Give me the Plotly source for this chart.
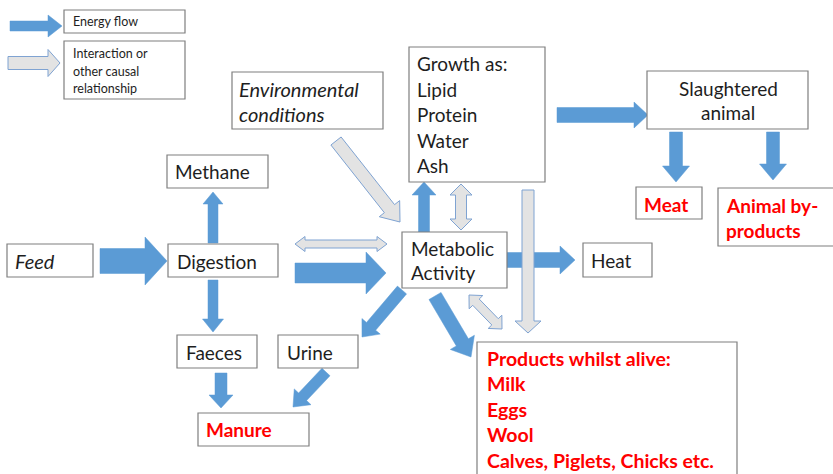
import math
import plotly.graph_objects as go

# ---- text content (data) ----
legend_labels = ["Energy flow", "Interaction or<br>other causal<br>relationship"]
feed_label = ["Feed"]
digestion_label = ["Digestion"]
methane_label = ["Methane"]
faeces_label = ["Faeces"]
urine_label = ["Urine"]
manure_label = ["Manure"]
environment_label = ["Environmental", "conditions"]
growth_label = ["Growth as:", "Lipid", "Protein", "Water", "Ash"]
metabolic_label = ["Metabolic", "Activity"]
heat_label = ["Heat"]
slaughter_label = ["Slaughtered", "animal"]
meat_label = ["Meat"]
byproducts_label = ["Animal by-", "products"]
products_label = ["Products whilst alive:", "Milk", "Eggs", "Wool", "Calves, Piglets, Chicks etc."]

W, H = 833, 474
FONT = "Lato"
BLUE = "#5B9BD5"
GRAY_FILL = "#E3E3E3"
GRAY_LINE = "#7FA3D2"
BOX_LINE = "#7F7F7F"
TXT = "#1E1E1E"
RED = "#FF0000"

shapes = []
annotations = []


def box(x0, y0, x1, y1):
    shapes.append(dict(type="rect", xref="x", yref="y", x0=x0, y0=y0, x1=x1, y1=y1,
                       line=dict(color=BOX_LINE, width=1.2), fillcolor="white", layer="above"))


def text_lines(lines, x, ys, size=19, color=TXT, bold=False, italic=False, anchor="left"):
    for t, y in zip(lines, ys):
        s = t
        if bold:
            s = "<b>" + s + "</b>"
        if italic:
            s = "<i>" + s + "</i>"
        annotations.append(dict(x=x, y=y, xref="x", yref="y", text=s, showarrow=False,
                                xanchor=anchor, yanchor="middle",
                                font=dict(family=FONT, size=size, color=color)))


def arrow(x0, y0, x1, y1, w, hw, hl, kind="blue", double=False):
    dx, dy = x1 - x0, y1 - y0
    L = math.hypot(dx, dy)
    ux, uy = dx / L, dy / L
    nx, ny = -uy, ux

    def p(bx, by, a, b):
        return (bx + ux * a + nx * b, by + uy * a + ny * b)

    pts = []
    if double:
        pts += [p(x0, y0, 0, 0), p(x0, y0, hl, hw / 2), p(x0, y0, hl, w / 2)]
    else:
        pts += [p(x0, y0, 0, w / 2)]
    pts += [p(x1, y1, -hl, w / 2), p(x1, y1, -hl, hw / 2), (x1, y1),
            p(x1, y1, -hl, -hw / 2), p(x1, y1, -hl, -w / 2)]
    if double:
        pts += [p(x0, y0, hl, -w / 2), p(x0, y0, hl, -hw / 2)]
    else:
        pts += [p(x0, y0, 0, -w / 2)]
    path = "M " + " L ".join(f"{a:.2f},{b:.2f}" for a, b in pts) + " Z"
    if kind == "blue":
        line = dict(color=BLUE, width=0.5)
        fill = BLUE
    else:
        line = dict(color=GRAY_LINE, width=1)
        fill = GRAY_FILL
    shapes.append(dict(type="path", path=path, xref="x", yref="y",
                       fillcolor=fill, line=line, layer="above"))


# ---- legend ----
arrow(10, 26, 62, 26, 10, 22, 14, "blue")
arrow(8, 63, 60, 63, 13, 27, 12, "gray")
box(64, 10, 185, 33)
box(64, 41, 185, 99)
text_lines([legend_labels[0]], 71, [21], size=12.5)
text_lines(legend_labels[1].split("<br>"), 71, [53, 71, 88], size=12.5)

# ---- arrows ----
arrow(100, 261, 167, 261, 25, 48, 22)                 # feed -> digestion
arrow(213, 243, 213, 192, 10, 20, 12)                 # digestion -> methane
arrow(213, 280, 213, 332, 10, 21, 13)                 # digestion -> faeces
arrow(295, 244, 387, 244, 8, 15, 10, "gray", True)    # digestion <-> metabolic
arrow(295, 273, 386, 273, 20, 42, 20)                 # digestion -> metabolic
arrow(336, 141, 400, 222, 13, 26, 17, "gray")         # environment -> metabolic
arrow(424, 232, 424, 182, 11, 24, 13)                 # metabolic -> growth
arrow(461, 184, 461, 230, 11, 22, 11, "gray", True)   # growth <-> metabolic
arrow(507, 260, 575, 260, 15, 28, 15)                 # metabolic -> heat
arrow(528, 190, 528, 333, 12, 26, 12, "gray")         # growth -> products
arrow(469, 295, 502, 329, 9, 19, 10, "gray", True)    # metabolic <-> products
arrow(435, 296, 471, 357, 14, 28, 17)                 # metabolic -> products
arrow(402, 290, 362, 337, 12, 24, 14)                 # metabolic -> urine
arrow(221, 373, 221, 408, 12, 24, 13)                 # faeces -> manure
arrow(326, 372, 293, 407, 11, 23, 14)                 # urine -> manure
arrow(557, 115, 648, 115, 15, 26, 14)                 # growth -> slaughtered
arrow(676, 132, 676, 182, 13, 27, 16)                 # slaughtered -> meat
arrow(773, 132, 773, 180, 13, 27, 16)                 # slaughtered -> by-products

# ---- boxes ----
box(7, 244, 93, 277)
box(168, 244, 278, 277)
box(167, 155, 268, 188)
box(177, 335, 257, 368)
box(278, 335, 358, 368)
box(198, 413, 309, 446)
box(232, 72, 383, 129)
box(409, 47, 545, 182)
box(402, 232, 507, 288)
box(583, 243, 652, 277)
box(647, 71, 808, 129)
box(636, 187, 702, 219)
box(718, 188, 840, 246)
box(477, 342, 737, 490)

# ---- texts ----
text_lines(feed_label, 13, [261], italic=True, size=20)
text_lines(digestion_label, 175, [261])
text_lines(methane_label, 173, [171])
text_lines(faeces_label, 184, [352])
text_lines(urine_label, 285, [352])
text_lines(manure_label, 204, [429], color=RED, bold=True, size=19)
text_lines(environment_label, 237, [89, 114], italic=True, size=20)
text_lines(growth_label, 415, [63, 89, 114, 140, 165])
text_lines(metabolic_label, 409, [248, 272])
text_lines(heat_label, 589, [260])
text_lines(slaughter_label, 728, [88, 112], anchor="center")
text_lines(meat_label, 642, [204], color=RED, bold=True, size=19)
text_lines(byproducts_label, 724, [205, 230], color=RED, bold=True, size=19)
text_lines(products_label, 485, [358, 383, 409, 434, 460], color=RED, bold=True, size=19.5)

fig = go.Figure()
fig.update_layout(
    width=W, height=H,
    margin=dict(l=0, r=0, t=0, b=0),
    paper_bgcolor="white", plot_bgcolor="white",
    xaxis=dict(range=[0, W], visible=False, fixedrange=True),
    yaxis=dict(range=[H, 0], visible=False, fixedrange=True),
    shapes=shapes, annotations=annotations, showlegend=False,
)
fig.write_html("out.html", config={"displayModeBar": False},
               post_script="document.body.style.margin='0';document.body.style.overflow='hidden';")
○ ○ ○ ○ ○ ○ ○
## GIVEN EXERCISE
Quote the material in full and exactly; do not carry over its pictures.

## CORRECT RESPONSE
Give me the Plotly source for this chart.
import math
import plotly.graph_objects as go

# ---- text content (data) ----
legend_labels = ["Energy flow", "Interaction or<br>other causal<br>relationship"]
feed_label = ["Feed"]
digestion_label = ["Digestion"]
methane_label = ["Methane"]
faeces_label = ["Faeces"]
urine_label = ["Urine"]
manure_label = ["Manure"]
environment_label = ["Environmental", "conditions"]
growth_label = ["Growth as:", "Lipid", "Protein", "Water", "Ash"]
metabolic_label = ["Metabolic", "Activity"]
heat_label = ["Heat"]
slaughter_label = ["Slaughtered", "animal"]
meat_label = ["Meat"]
byproducts_label = ["Animal by-", "products"]
products_label = ["Products whilst alive:", "Milk", "Eggs", "Wool", "Calves, Piglets, Chicks etc."]

W, H = 833, 474
FONT = "Lato"
BLUE = "#5B9BD5"
GRAY_FILL = "#E3E3E3"
GRAY_LINE = "#7FA3D2"
BOX_LINE = "#7F7F7F"
TXT = "#1E1E1E"
RED = "#FF0000"

shapes = []
annotations = []


def box(x0, y0, x1, y1):
    shapes.append(dict(type="rect", xref="x", yref="y", x0=x0, y0=y0, x1=x1, y1=y1,
                       line=dict(color=BOX_LINE, width=1.2), fillcolor="white", layer="above"))


def text_lines(lines, x, ys, size=19, color=TXT, bold=False, italic=False, anchor="left"):
    for t, y in zip(lines, ys):
        s = t
        if bold:
            s = "<b>" + s + "</b>"
        if italic:
            s = "<i>" + s + "</i>"
        annotations.append(dict(x=x, y=y, xref="x", yref="y", text=s, showarrow=False,
                                xanchor=anchor, yanchor="middle",
                                font=dict(family=FONT, size=size, color=color)))


def arrow(x0, y0, x1, y1, w, hw, hl, kind="blue", double=False):
    dx, dy = x1 - x0, y1 - y0
    L = math.hypot(dx, dy)
    ux, uy = dx / L, dy / L
    nx, ny = -uy, ux

    def p(bx, by, a, b):
        return (bx + ux * a + nx * b, by + uy * a + ny * b)

    pts = []
    if double:
        pts += [p(x0, y0, 0, 0), p(x0, y0, hl, hw / 2), p(x0, y0, hl, w / 2)]
    else:
        pts += [p(x0, y0, 0, w / 2)]
    pts += [p(x1, y1, -hl, w / 2), p(x1, y1, -hl, hw / 2), (x1, y1),
            p(x1, y1, -hl, -hw / 2), p(x1, y1, -hl, -w / 2)]
    if double:
        pts += [p(x0, y0, hl, -w / 2), p(x0, y0, hl, -hw / 2)]
    else:
        pts += [p(x0, y0, 0, -w / 2)]
    path = "M " + " L ".join(f"{a:.2f},{b:.2f}" for a, b in pts) + " Z"
    if kind == "blue":
        line = dict(color=BLUE, width=0.5)
        fill = BLUE
    else:
        line = dict(color=GRAY_LINE, width=1)
        fill = GRAY_FILL
    shapes.append(dict(type="path", path=path, xref="x", yref="y",
                       fillcolor=fill, line=line, layer="above"))


# ---- legend ----
arrow(10, 26, 62, 26, 10, 22, 14, "blue")
arrow(8, 63, 60, 63, 13, 27, 12, "gray")
box(64, 10, 185, 33)
box(64, 41, 185, 99)
text_lines([legend_labels[0]], 71, [21], size=12.5)
text_lines(legend_labels[1].split("<br>"), 71, [53, 71, 88], size=12.5)

# ---- arrows ----
arrow(100, 261, 167, 261, 25, 48, 22)                 # feed -> digestion
arrow(213, 243, 213, 192, 10, 20, 12)                 # digestion -> methane
arrow(213, 280, 213, 332, 10, 21, 13)                 # digestion -> faeces
arrow(295, 244, 387, 244, 8, 15, 10, "gray", True)    # digestion <-> metabolic
arrow(295, 273, 386, 273, 20, 42, 20)                 # digestion -> metabolic
arrow(336, 141, 400, 222, 13, 26, 17, "gray")         # environment -> metabolic
arrow(424, 232, 424, 182, 11, 24, 13)                 # metabolic -> growth
arrow(461, 184, 461, 230, 11, 22, 11, "gray", True)   # growth <-> metabolic
arrow(507, 260, 575, 260, 15, 28, 15)                 # metabolic -> heat
arrow(528, 190, 528, 333, 12, 26, 12, "gray")         # growth -> products
arrow(469, 295, 502, 329, 9, 19, 10, "gray", True)    # metabolic <-> products
arrow(435, 296, 471, 357, 14, 28, 17)                 # metabolic -> products
arrow(402, 290, 362, 337, 12, 24, 14)                 # metabolic -> urine
arrow(221, 373, 221, 408, 12, 24, 13)                 # faeces -> manure
arrow(326, 372, 293, 407, 11, 23, 14)                 # urine -> manure
arrow(557, 115, 648, 115, 15, 26, 14)                 # growth -> slaughtered
arrow(676, 132, 676, 182, 13, 27, 16)                 # slaughtered -> meat
arrow(773, 132, 773, 180, 13, 27, 16)                 # slaughtered -> by-products

# ---- boxes ----
box(7, 244, 93, 277)
box(168, 244, 278, 277)
box(167, 155, 268, 188)
box(177, 335, 257, 368)
box(278, 335, 358, 368)
box(198, 413, 309, 446)
box(232, 72, 383, 129)
box(409, 47, 545, 182)
box(402, 232, 507, 288)
box(583, 243, 652, 277)
box(647, 71, 808, 129)
box(636, 187, 702, 219)
box(718, 188, 840, 246)
box(477, 342, 737, 490)

# ---- texts ----
text_lines(feed_label, 13, [261], italic=True, size=20)
text_lines(digestion_label, 175, [261])
text_lines(methane_label, 173, [171])
text_lines(faeces_label, 184, [352])
text_lines(urine_label, 285, [352])
text_lines(manure_label, 204, [429], color=RED, bold=True, size=19)
text_lines(environment_label, 237, [89, 114], italic=True, size=20)
text_lines(growth_label, 415, [63, 89, 114, 140, 165])
text_lines(metabolic_label, 409, [248, 272])
text_lines(heat_label, 589, [260])
text_lines(slaughter_label, 728, [88, 112], anchor="center")
text_lines(meat_label, 642, [204], color=RED, bold=True, size=19)
text_lines(byproducts_label, 724, [205, 230], color=RED, bold=True, size=19)
text_lines(products_label, 485, [358, 383, 409, 434, 460], color=RED, bold=True, size=19.5)

fig = go.Figure()
fig.update_layout(
    width=W, height=H,
    margin=dict(l=0, r=0, t=0, b=0),
    paper_bgcolor="white", plot_bgcolor="white",
    xaxis=dict(range=[0, W], visible=False, fixedrange=True),
    yaxis=dict(range=[H, 0], visible=False, fixedrange=True),
    shapes=shapes, annotations=annotations, showlegend=False,
)
fig.write_html("out.html", config={"displayModeBar": False},
               post_script="document.body.style.margin='0';document.body.style.overflow='hidden';")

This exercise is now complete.